Dans les cafés de la capitale, des altercations verbales entre serveurs et clients sont devenues quotidiennes. Certains clients refusent les bouteilles d’eau aux marques étrangères. « C’est le sang de nos frères que vous nous offrez », crie un client à un employé dans un café du centre-ville.
« Il y a un sentiment de colère, mais aussi de paralysie chez le peuple qui ne sait pas comment réagir. Les gens tentent, par ce boycott, d’exprimer leur refus de l’évolution de la situation à Gaza. Ils n’ont que cette arme, le boycott, pour exprimer leur solidarité avec les Palestiniens », précise Said Sadek, professeur de politique sociale à l’université du Nil, au Caire. « Le problème, c’est que ces appels nuisent au contraire à l’industrie nationale et au travail de milliers de gens, car ces marques internationales sont possédées par des partenaires locaux”, renchérit-il à son tour.

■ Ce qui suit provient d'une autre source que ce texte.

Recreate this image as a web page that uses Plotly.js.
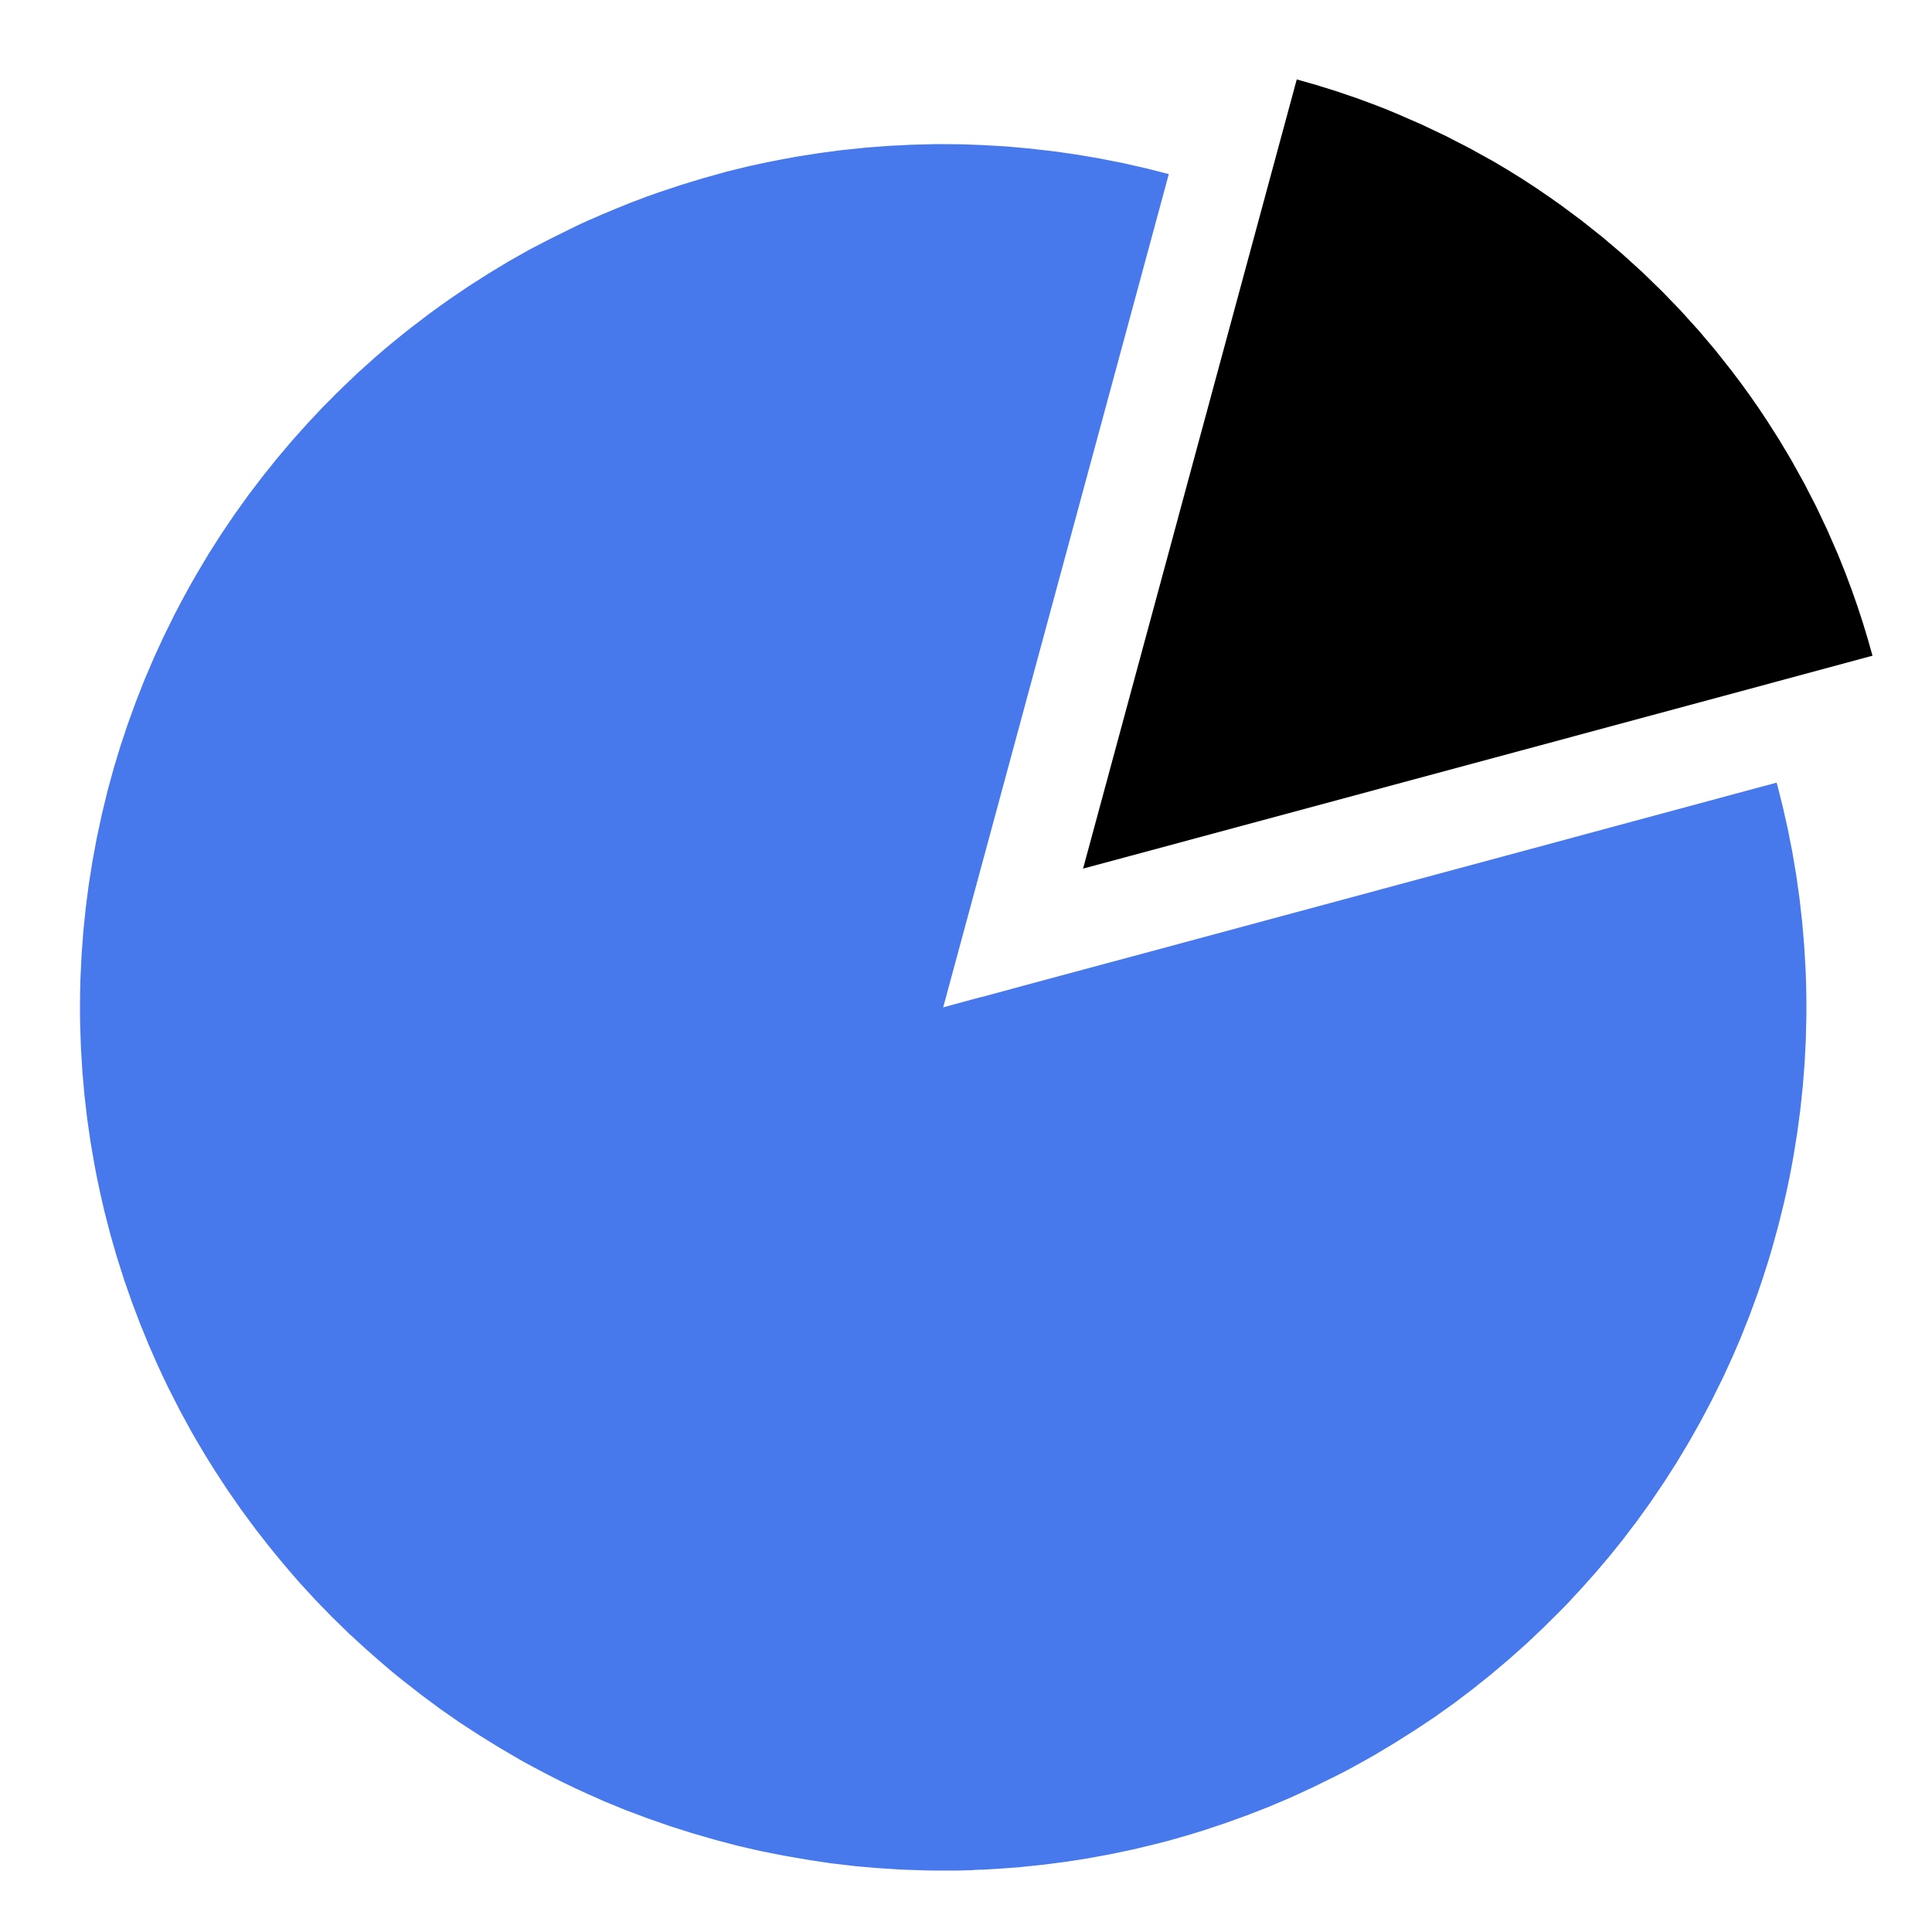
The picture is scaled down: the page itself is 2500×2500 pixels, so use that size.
<!DOCTYPE html>
<html>
<head>
<meta charset="utf-8">
<script src="https://cdn.plot.ly/plotly-3.0.1.min.js"></script>
<style>
  html, body { margin: 0; padding: 0; background: #ffffff; overflow: hidden; }
  #chart { width: 2500px; height: 2500px; }
</style>
</head>
<body>
<div id="chart"></div>
<script>
// Data (shares of the whole)
const categories = ['Small share', 'Large share'];
const shareValues = [16.6, 83.4];
const smallColors = ['#000000', 'rgba(0,0,0,0)'];
const largeColors = ['rgba(0,0,0,0)', '#4879ec'];

const common = {
  type: 'pie',
  labels: categories,
  values: shareValues,
  sort: false,
  direction: 'clockwise',
  rotation: 15.15,
  textinfo: 'none',
  hoverinfo: 'label+percent',
  showlegend: false
};

// large share, centred in the picture
const largeTrace = Object.assign({}, common, {
  marker: { colors: largeColors, line: { width: 0 } },
  domain: { x: [0.0414, 0.9350], y: [0.0318, 0.9254] }
});

// small share, drawn detached up and to the right
const smallTrace = Object.assign({}, common, {
  marker: { colors: smallColors, line: { width: 0 } },
  domain: { x: [0.1374, 0.9838], y: [0.1272, 0.9736] }
});

const layout = {
  width: 2500,
  height: 2500,
  margin: { l: 0, r: 0, t: 0, b: 0, pad: 0 },
  showlegend: false,
  paper_bgcolor: '#ffffff',
  plot_bgcolor: '#ffffff'
};

Plotly.newPlot('chart', [largeTrace, smallTrace], layout, { staticPlot: true, displayModeBar: false });
</script>
</body>
</html>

Mais cette campagne a aussi profité à certaines marques considérées comme locales, qui ont été achetées en nombre par la population. Parmi les bénéficiaires, le producteur local d’eau gazeuse Spiro Spathis, qui avait beaucoup souffert de la crise économique et dont les ventes ont augmenté récemment de 350 %. Selon son PDG, Youssef Talaat, les usines de la firme fonctionnent actuellement 24/24 pour couvrir la demande. D’autres marques comme Misr Café annoncent une augmentation de leurs ventes de 30 %.
« Les appels au boycott servent directement la production locale et renforcent les ventes de certaines compagnies qui souffraient de la forte crise économique qui frappe l’Égypte », confirme le professeur Gouda Abdel Khaleq.